# Short task:
Give the listing again exactly, omitting its images.

---- Data segment

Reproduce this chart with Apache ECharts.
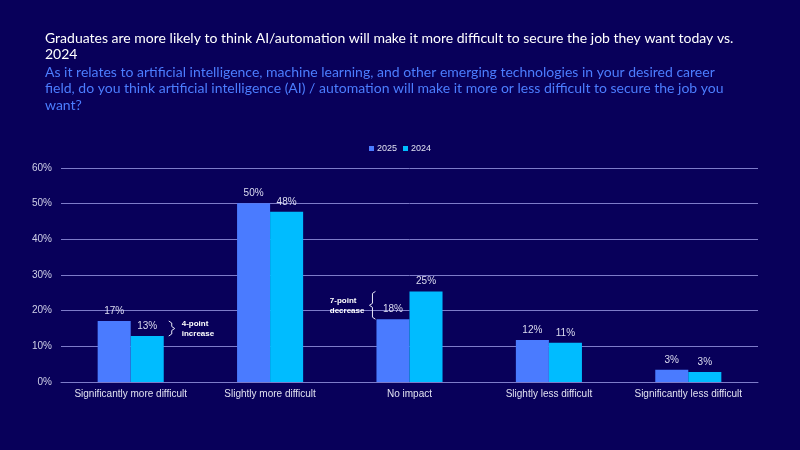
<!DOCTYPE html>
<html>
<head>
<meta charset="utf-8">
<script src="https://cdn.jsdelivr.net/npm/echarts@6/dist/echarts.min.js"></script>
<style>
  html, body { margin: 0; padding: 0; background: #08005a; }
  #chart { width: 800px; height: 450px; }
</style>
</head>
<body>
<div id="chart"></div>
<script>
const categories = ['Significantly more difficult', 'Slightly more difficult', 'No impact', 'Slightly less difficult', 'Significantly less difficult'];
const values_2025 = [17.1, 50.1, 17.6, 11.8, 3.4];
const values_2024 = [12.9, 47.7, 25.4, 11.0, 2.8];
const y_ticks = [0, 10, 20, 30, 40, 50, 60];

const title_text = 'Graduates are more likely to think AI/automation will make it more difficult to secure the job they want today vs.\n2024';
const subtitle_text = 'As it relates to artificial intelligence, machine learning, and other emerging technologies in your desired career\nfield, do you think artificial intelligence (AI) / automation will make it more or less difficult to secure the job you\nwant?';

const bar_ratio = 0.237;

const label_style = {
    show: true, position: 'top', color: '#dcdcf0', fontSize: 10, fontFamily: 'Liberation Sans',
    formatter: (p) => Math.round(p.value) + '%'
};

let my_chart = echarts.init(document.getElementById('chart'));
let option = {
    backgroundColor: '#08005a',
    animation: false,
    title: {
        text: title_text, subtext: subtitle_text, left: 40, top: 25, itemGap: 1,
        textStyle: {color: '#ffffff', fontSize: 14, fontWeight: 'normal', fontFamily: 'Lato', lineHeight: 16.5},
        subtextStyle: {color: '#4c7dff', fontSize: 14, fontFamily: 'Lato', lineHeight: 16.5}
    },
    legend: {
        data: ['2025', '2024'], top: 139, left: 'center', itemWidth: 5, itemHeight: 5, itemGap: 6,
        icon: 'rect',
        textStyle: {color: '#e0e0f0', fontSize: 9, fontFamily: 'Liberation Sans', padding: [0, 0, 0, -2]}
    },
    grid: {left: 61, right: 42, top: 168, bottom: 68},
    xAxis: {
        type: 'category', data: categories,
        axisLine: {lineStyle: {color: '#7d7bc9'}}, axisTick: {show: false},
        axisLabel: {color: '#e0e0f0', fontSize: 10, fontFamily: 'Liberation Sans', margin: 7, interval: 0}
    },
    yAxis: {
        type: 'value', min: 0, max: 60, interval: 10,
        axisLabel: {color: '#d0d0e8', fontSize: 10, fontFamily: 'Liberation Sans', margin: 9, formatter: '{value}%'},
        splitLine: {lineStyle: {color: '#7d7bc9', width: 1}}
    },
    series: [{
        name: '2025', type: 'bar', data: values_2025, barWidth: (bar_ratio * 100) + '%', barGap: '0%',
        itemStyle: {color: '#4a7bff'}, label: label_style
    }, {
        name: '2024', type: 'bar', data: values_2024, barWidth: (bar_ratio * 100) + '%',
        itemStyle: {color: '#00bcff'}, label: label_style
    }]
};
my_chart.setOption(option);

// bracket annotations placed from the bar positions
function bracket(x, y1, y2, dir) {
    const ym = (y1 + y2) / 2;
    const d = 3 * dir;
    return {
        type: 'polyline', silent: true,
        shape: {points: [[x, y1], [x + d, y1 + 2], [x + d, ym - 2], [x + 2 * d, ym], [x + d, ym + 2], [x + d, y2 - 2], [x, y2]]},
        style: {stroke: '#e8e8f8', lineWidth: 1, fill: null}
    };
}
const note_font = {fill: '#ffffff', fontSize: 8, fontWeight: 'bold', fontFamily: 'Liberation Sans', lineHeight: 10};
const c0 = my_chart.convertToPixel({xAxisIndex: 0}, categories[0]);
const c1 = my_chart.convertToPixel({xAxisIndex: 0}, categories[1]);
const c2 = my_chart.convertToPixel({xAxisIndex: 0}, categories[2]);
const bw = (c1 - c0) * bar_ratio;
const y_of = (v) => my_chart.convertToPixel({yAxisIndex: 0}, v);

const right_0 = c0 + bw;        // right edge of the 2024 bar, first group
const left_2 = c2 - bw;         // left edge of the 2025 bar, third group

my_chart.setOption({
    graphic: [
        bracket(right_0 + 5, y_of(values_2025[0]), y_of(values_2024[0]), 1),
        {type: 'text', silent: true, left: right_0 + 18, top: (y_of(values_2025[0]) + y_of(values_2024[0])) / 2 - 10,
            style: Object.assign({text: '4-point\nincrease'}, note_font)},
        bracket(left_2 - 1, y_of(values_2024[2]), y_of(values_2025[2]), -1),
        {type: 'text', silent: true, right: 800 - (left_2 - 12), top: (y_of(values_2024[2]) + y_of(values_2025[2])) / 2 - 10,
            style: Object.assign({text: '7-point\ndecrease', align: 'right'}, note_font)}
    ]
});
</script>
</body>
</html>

--------

# Task result:
Reproduce this chart with Apache ECharts.
<!DOCTYPE html>
<html>
<head>
<meta charset="utf-8">
<script src="https://cdn.jsdelivr.net/npm/echarts@6/dist/echarts.min.js"></script>
<style>
  html, body { margin: 0; padding: 0; background: #08005a; }
  #chart { width: 800px; height: 450px; }
</style>
</head>
<body>
<div id="chart"></div>
<script>
const categories = ['Significantly more difficult', 'Slightly more difficult', 'No impact', 'Slightly less difficult', 'Significantly less difficult'];
const values_2025 = [17.1, 50.1, 17.6, 11.8, 3.4];
const values_2024 = [12.9, 47.7, 25.4, 11.0, 2.8];
const y_ticks = [0, 10, 20, 30, 40, 50, 60];

const title_text = 'Graduates are more likely to think AI/automation will make it more difficult to secure the job they want today vs.\n2024';
const subtitle_text = 'As it relates to artificial intelligence, machine learning, and other emerging technologies in your desired career\nfield, do you think artificial intelligence (AI) / automation will make it more or less difficult to secure the job you\nwant?';

const bar_ratio = 0.237;

const label_style = {
    show: true, position: 'top', color: '#dcdcf0', fontSize: 10, fontFamily: 'Liberation Sans',
    formatter: (p) => Math.round(p.value) + '%'
};

let my_chart = echarts.init(document.getElementById('chart'));
let option = {
    backgroundColor: '#08005a',
    animation: false,
    title: {
        text: title_text, subtext: subtitle_text, left: 40, top: 25, itemGap: 1,
        textStyle: {color: '#ffffff', fontSize: 14, fontWeight: 'normal', fontFamily: 'Lato', lineHeight: 16.5},
        subtextStyle: {color: '#4c7dff', fontSize: 14, fontFamily: 'Lato', lineHeight: 16.5}
    },
    legend: {
        data: ['2025', '2024'], top: 139, left: 'center', itemWidth: 5, itemHeight: 5, itemGap: 6,
        icon: 'rect',
        textStyle: {color: '#e0e0f0', fontSize: 9, fontFamily: 'Liberation Sans', padding: [0, 0, 0, -2]}
    },
    grid: {left: 61, right: 42, top: 168, bottom: 68},
    xAxis: {
        type: 'category', data: categories,
        axisLine: {lineStyle: {color: '#7d7bc9'}}, axisTick: {show: false},
        axisLabel: {color: '#e0e0f0', fontSize: 10, fontFamily: 'Liberation Sans', margin: 7, interval: 0}
    },
    yAxis: {
        type: 'value', min: 0, max: 60, interval: 10,
        axisLabel: {color: '#d0d0e8', fontSize: 10, fontFamily: 'Liberation Sans', margin: 9, formatter: '{value}%'},
        splitLine: {lineStyle: {color: '#7d7bc9', width: 1}}
    },
    series: [{
        name: '2025', type: 'bar', data: values_2025, barWidth: (bar_ratio * 100) + '%', barGap: '0%',
        itemStyle: {color: '#4a7bff'}, label: label_style
    }, {
        name: '2024', type: 'bar', data: values_2024, barWidth: (bar_ratio * 100) + '%',
        itemStyle: {color: '#00bcff'}, label: label_style
    }]
};
my_chart.setOption(option);

// bracket annotations placed from the bar positions
function bracket(x, y1, y2, dir) {
    const ym = (y1 + y2) / 2;
    const d = 3 * dir;
    return {
        type: 'polyline', silent: true,
        shape: {points: [[x, y1], [x + d, y1 + 2], [x + d, ym - 2], [x + 2 * d, ym], [x + d, ym + 2], [x + d, y2 - 2], [x, y2]]},
        style: {stroke: '#e8e8f8', lineWidth: 1, fill: null}
    };
}
const note_font = {fill: '#ffffff', fontSize: 8, fontWeight: 'bold', fontFamily: 'Liberation Sans', lineHeight: 10};
const c0 = my_chart.convertToPixel({xAxisIndex: 0}, categories[0]);
const c1 = my_chart.convertToPixel({xAxisIndex: 0}, categories[1]);
const c2 = my_chart.convertToPixel({xAxisIndex: 0}, categories[2]);
const bw = (c1 - c0) * bar_ratio;
const y_of = (v) => my_chart.convertToPixel({yAxisIndex: 0}, v);

const right_0 = c0 + bw;        // right edge of the 2024 bar, first group
const left_2 = c2 - bw;         // left edge of the 2025 bar, third group

my_chart.setOption({
    graphic: [
        bracket(right_0 + 5, y_of(values_2025[0]), y_of(values_2024[0]), 1),
        {type: 'text', silent: true, left: right_0 + 18, top: (y_of(values_2025[0]) + y_of(values_2024[0])) / 2 - 10,
            style: Object.assign({text: '4-point\nincrease'}, note_font)},
        bracket(left_2 - 1, y_of(values_2024[2]), y_of(values_2025[2]), -1),
        {type: 'text', silent: true, right: 800 - (left_2 - 12), top: (y_of(values_2024[2]) + y_of(values_2025[2])) / 2 - 10,
            style: Object.assign({text: '7-point\ndecrease', align: 'right'}, note_font)}
    ]
});
</script>
</body>
</html>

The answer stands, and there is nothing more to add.